Réponse apportée en séance publique le 28/09/2010

Mme Nathalie Goulet. Monsieur le président, monsieur le secrétaire d'État, mes chers collègues, à titre liminaire, je voudrais préciser que je vise par cette question non des personnes en particulier, mais le fonctionnement – ou plutôt le dysfonctionnement – de nos ambassades.

Le ministère des affaires étrangères est sans aucun doute le plus « grenello-compatible », car on y recycle les agents fonctionnaires, les agents ou les amis en mal d'exotisme. (Sourires.)

Le poste d'attaché de presse de l'ambassade des Émirats Arabes Unis, qui était nécessaire, a ainsi été attribué à un agent de Cultures France qui ne parle ni arabe – admettons… – ni anglais. Avouez que cela pose un problème !

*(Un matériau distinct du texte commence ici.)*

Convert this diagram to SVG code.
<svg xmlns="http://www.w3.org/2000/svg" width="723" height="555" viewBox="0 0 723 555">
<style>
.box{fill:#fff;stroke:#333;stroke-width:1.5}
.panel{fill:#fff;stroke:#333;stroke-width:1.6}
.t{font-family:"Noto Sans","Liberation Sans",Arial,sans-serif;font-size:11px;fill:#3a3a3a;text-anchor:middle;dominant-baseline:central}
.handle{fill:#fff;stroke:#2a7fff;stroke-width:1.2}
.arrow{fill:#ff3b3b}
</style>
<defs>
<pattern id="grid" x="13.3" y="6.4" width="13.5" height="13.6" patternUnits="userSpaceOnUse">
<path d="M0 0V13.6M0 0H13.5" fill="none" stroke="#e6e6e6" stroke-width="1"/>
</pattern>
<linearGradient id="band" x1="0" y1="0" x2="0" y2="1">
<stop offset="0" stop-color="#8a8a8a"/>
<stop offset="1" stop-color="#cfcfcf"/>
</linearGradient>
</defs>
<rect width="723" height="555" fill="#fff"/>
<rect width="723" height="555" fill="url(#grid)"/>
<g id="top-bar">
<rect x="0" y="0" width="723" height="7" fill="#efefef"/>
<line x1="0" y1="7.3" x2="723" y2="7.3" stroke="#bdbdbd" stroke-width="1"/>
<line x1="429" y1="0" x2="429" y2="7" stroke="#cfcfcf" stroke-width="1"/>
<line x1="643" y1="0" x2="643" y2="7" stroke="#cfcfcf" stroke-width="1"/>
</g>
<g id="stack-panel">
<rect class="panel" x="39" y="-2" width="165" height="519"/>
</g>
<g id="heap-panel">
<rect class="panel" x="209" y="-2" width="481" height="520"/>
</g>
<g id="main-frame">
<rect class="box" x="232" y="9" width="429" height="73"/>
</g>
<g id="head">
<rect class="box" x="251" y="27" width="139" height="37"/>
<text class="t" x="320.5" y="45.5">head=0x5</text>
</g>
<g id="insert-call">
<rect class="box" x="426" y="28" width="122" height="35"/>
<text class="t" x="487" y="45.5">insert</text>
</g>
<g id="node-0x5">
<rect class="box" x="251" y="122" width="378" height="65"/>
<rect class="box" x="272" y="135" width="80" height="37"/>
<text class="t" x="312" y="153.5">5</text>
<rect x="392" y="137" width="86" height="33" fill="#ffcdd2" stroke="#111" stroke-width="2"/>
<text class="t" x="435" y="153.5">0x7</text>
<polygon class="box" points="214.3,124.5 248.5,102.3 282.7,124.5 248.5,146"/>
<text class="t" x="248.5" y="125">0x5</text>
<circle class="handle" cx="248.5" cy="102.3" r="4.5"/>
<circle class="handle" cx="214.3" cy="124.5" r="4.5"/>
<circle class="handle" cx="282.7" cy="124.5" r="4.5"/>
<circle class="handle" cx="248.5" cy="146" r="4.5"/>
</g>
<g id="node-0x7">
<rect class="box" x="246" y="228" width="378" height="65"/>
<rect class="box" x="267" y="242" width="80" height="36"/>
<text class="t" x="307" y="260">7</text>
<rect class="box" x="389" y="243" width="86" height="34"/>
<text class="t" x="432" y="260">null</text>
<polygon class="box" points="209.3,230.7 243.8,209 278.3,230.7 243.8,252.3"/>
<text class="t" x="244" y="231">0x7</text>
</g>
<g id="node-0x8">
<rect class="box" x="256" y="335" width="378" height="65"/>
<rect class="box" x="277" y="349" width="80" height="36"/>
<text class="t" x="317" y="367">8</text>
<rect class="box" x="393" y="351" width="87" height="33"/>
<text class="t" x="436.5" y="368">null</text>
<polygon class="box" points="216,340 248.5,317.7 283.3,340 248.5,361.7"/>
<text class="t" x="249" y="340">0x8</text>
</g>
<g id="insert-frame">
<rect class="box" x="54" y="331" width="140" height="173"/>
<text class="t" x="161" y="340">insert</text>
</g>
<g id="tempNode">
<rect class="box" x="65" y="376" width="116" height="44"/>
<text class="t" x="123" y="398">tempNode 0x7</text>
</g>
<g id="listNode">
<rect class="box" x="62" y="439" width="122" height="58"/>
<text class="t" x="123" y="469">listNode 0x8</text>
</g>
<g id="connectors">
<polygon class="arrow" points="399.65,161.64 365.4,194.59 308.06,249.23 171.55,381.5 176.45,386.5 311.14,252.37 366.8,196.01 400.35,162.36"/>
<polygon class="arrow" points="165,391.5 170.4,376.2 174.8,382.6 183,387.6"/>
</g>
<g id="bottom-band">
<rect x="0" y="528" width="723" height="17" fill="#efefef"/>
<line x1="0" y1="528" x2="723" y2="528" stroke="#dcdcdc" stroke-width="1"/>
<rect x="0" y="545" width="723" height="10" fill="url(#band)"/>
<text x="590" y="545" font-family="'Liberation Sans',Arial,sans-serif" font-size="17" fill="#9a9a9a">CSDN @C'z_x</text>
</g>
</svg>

Il a donc fallu toute l'inventivité de notre ambassadeur pour créer un poste de secrétaire général de l'ambassade, qui nous coûte 10 000 euros par mois, à quoi il faut ajouter les primes d'expatriation : on ne peut en effet pas, compte tenu de son statut, le rapatrier. Avouez que la révision générale des politiques publiques, la RGPP, n'est pas très bien appliquée sur ce point !

Un autre ambassadeur dans un pays du Golfe a un goût très prononcé et connu pour l'alcool, alors que la consommation publique en est interdite !

Et que dire de cette personne nommée ministre plénipotentiaire au Quai d'Orsay, poste le plus important dans un pays dont le rôle est essentiel pour trouver des solutions au conflit du Proche-Orient, et qui a fait toute sa carrière à Médecins du monde ?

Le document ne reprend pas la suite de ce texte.